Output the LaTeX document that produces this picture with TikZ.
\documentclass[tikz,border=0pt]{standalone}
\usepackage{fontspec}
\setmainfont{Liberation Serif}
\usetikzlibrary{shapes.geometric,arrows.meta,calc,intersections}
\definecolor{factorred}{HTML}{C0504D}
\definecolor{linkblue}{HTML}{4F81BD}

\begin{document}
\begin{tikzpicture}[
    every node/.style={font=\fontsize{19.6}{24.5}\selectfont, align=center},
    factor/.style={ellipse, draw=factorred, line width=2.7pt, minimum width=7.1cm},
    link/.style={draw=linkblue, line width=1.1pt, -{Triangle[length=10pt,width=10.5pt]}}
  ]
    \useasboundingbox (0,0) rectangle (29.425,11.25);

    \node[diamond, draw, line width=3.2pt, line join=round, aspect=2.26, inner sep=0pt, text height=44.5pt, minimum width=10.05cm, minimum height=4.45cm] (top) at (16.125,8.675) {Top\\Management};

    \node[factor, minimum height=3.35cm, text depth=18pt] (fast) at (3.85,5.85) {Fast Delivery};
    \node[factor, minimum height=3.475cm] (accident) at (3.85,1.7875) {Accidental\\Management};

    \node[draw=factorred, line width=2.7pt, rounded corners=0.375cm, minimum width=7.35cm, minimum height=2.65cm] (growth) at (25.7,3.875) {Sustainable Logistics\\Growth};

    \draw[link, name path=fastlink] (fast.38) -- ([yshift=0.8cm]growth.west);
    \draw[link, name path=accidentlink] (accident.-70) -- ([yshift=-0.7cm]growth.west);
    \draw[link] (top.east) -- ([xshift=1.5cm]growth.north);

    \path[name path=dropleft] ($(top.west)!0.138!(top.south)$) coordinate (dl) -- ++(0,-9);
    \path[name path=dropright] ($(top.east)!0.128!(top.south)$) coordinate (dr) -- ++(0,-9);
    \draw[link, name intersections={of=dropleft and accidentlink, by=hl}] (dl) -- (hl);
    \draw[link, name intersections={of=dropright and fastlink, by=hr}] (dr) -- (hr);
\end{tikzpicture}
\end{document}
= = = = = = =
Short task:
Print again each line of the listing above, exactly as it appears.

Complete answer:
Output the LaTeX document that produces this picture with TikZ.
\documentclass[tikz,border=0pt]{standalone}
\usepackage{fontspec}
\setmainfont{Liberation Serif}
\usetikzlibrary{shapes.geometric,arrows.meta,calc,intersections}
\definecolor{factorred}{HTML}{C0504D}
\definecolor{linkblue}{HTML}{4F81BD}

\begin{document}
\begin{tikzpicture}[
    every node/.style={font=\fontsize{19.6}{24.5}\selectfont, align=center},
    factor/.style={ellipse, draw=factorred, line width=2.7pt, minimum width=7.1cm},
    link/.style={draw=linkblue, line width=1.1pt, -{Triangle[length=10pt,width=10.5pt]}}
  ]
    \useasboundingbox (0,0) rectangle (29.425,11.25);

    \node[diamond, draw, line width=3.2pt, line join=round, aspect=2.26, inner sep=0pt, text height=44.5pt, minimum width=10.05cm, minimum height=4.45cm] (top) at (16.125,8.675) {Top\\Management};

    \node[factor, minimum height=3.35cm, text depth=18pt] (fast) at (3.85,5.85) {Fast Delivery};
    \node[factor, minimum height=3.475cm] (accident) at (3.85,1.7875) {Accidental\\Management};

    \node[draw=factorred, line width=2.7pt, rounded corners=0.375cm, minimum width=7.35cm, minimum height=2.65cm] (growth) at (25.7,3.875) {Sustainable Logistics\\Growth};

    \draw[link, name path=fastlink] (fast.38) -- ([yshift=0.8cm]growth.west);
    \draw[link, name path=accidentlink] (accident.-70) -- ([yshift=-0.7cm]growth.west);
    \draw[link] (top.east) -- ([xshift=1.5cm]growth.north);

    \path[name path=dropleft] ($(top.west)!0.138!(top.south)$) coordinate (dl) -- ++(0,-9);
    \path[name path=dropright] ($(top.east)!0.128!(top.south)$) coordinate (dr) -- ++(0,-9);
    \draw[link, name intersections={of=dropleft and accidentlink, by=hl}] (dl) -- (hl);
    \draw[link, name intersections={of=dropright and fastlink, by=hr}] (dr) -- (hr);
\end{tikzpicture}
\end{document}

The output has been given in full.